Is Michael Moore the true voice of the Democratic Party in the war on terror? Are we really a party that would rather win the culture wars through the courts than with the people?
We think not -- and we owe Americans a true picture of what the Democratic Party stands for. If we don't have at least one position that forces skeptics to take a whole new look at the Democratic Party, they won't. But if a new Democratic insurgency can earn our party a second look, it's only a matter of time before Republicans will be the ones feeling our pain again. Freedom's just another word for everything left to win.
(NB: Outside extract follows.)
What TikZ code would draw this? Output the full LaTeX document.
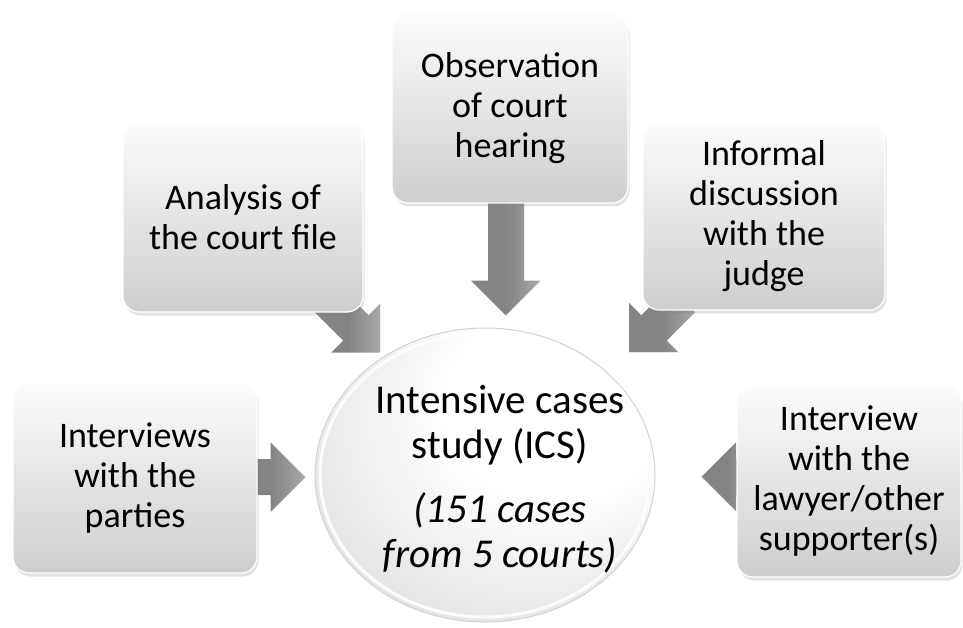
\documentclass[tikz,border=0pt]{standalone}
\usepackage{fontspec}
\setmainfont{Carlito}
\usetikzlibrary{shapes.geometric,shadows,calc}
\definecolor{boxtop}{RGB}{252,252,252}
\definecolor{boxbot}{RGB}{206,206,206}
\definecolor{arrowc}{RGB}{132,132,132}
\definecolor{arrowl}{RGB}{168,168,168}
\pgfdeclareradialshading{ellsh}{\pgfpoint{14bp}{16bp}}{color(0bp)=(white); color(16bp)=(white); color(42bp)=(gray!30); color(60bp)=(gray!50)}
\pgfdeclarelayer{back}
\pgfdeclarelayer{bg}
\pgfsetlayers{back,bg,main}
\newcommand\blockarr[3]{%
  \begin{scope}[shift={(#1)},rotate=#2]
    \shade[arrowsty] (0,-18) -- ({#3-35},-18) -- ({#3-35},-35) -- (#3,0) -- ({#3-35},35) -- ({#3-35},18) -- (0,18) -- cycle;
    \draw[white, opacity=0.7, line width=0.8pt] ({#3-35},-35) -- (#3,0);
  \end{scope}}
\tikzset{
  srcbox/.style={rectangle, rounded corners=16pt, top color=boxtop, bottom color=boxbot,
    draw=white, line width=1.2pt, align=center, inner sep=4pt,
    font=\fontsize{36}{40}\selectfont,
    drop shadow={opacity=0.22, shadow xshift=1.5pt, shadow yshift=-3.5pt}},
  arrowsty/.style={left color=arrowc, right color=arrowl, middle color=arrowc},
  hubshape/.style={ellipse, draw=gray!35, line width=1pt, shading=ellsh,
    minimum width=340pt, minimum height=294pt, inner sep=0pt},
  hubtext/.style={align=center, font=\fontsize{41}{45}\selectfont, inner sep=0pt}
}
\begin{document}
\begin{tikzpicture}[x=1pt,y=-1pt]
\begin{pgfonlayer}{back}
\fill[white] (0,0) rectangle (963,628);
\end{pgfonlayer}
\useasboundingbox (0,0) rectangle (963,628);
% hub
\node[hubshape] (ics) at (485,475) {};
\draw[white, line width=3pt, opacity=0.85] (ics.center) ellipse [x radius=165, y radius=142];
\node[hubtext] (icstext) at (500,479) {Intensive cases\\study (ICS)\\[19pt]\textit{(151 cases}\\\textit{from 5 courts)}};
% source boxes
\node[srcbox, minimum width=236pt, minimum height=190pt] (obs) at (510,108) {Observation\\of court\\hearing};
\node[srcbox, minimum width=240pt, minimum height=190pt] (ana) at (243,217) {Analysis of\\the court file};
\node[srcbox, minimum width=242pt, minimum height=188pt] (inf) at (764,216) {Informal\\discussion\\with the\\judge};
\node[srcbox, minimum width=244pt, minimum height=190pt] (par) at (135,478) {Interviews\\with the\\parties};
\node[srcbox, minimum width=224pt, minimum height=192pt] (law) at (849,481) {Interview\\with the\\lawyer/other\\supporter(s)};
% arrow start points
\coordinate (s1) at ($(obs.south)+(-4,-12)$);
\coordinate (s2) at ($(ana.south east)+(-36,-13)$);
\coordinate (s3) at ($(inf.south west)+(40,-11)$);
\coordinate (s4) at ($(par.east)+(-20,-1)$);
\coordinate (s5) at ($(law.west)+(20,-4)$);
\begin{pgfonlayer}{bg}
\blockarr{s1}{-90}{124}
\blockarr{s2}{-45}{75}
\blockarr{s3}{-135}{75}
\blockarr{s4}{0}{68}
\blockarr{s5}{180}{55}
\end{pgfonlayer}
\end{tikzpicture}
\end{document}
Making Democrats a majority party again will take hard work and the courage to make tough choices that challenge old party orthodoxy and take on sacred cows some Democrats may want to preserve. But if we are to succeed, we need to put our values first and be willing to reform our programs to further them.
That's the most important point. The choice we face is not between principles and pragmatism. We don't have to compromise our beliefs to win back America's trust. On the contrary, we need to live up to the Democratic Party's best traditions: Andrew Jackson's belief in equal opportunity for all, special privileges for none; Franklin Roosevelt's passion for bold reform; Harry Truman's tough-minded internationalism; John Kennedy's ethic of civic obligation; Johnson's quest for social justice; and Clinton's insistence that opportunity and responsibility must go hand in hand. Our way back is to honor our first principles and grandest traditions, not abandon them.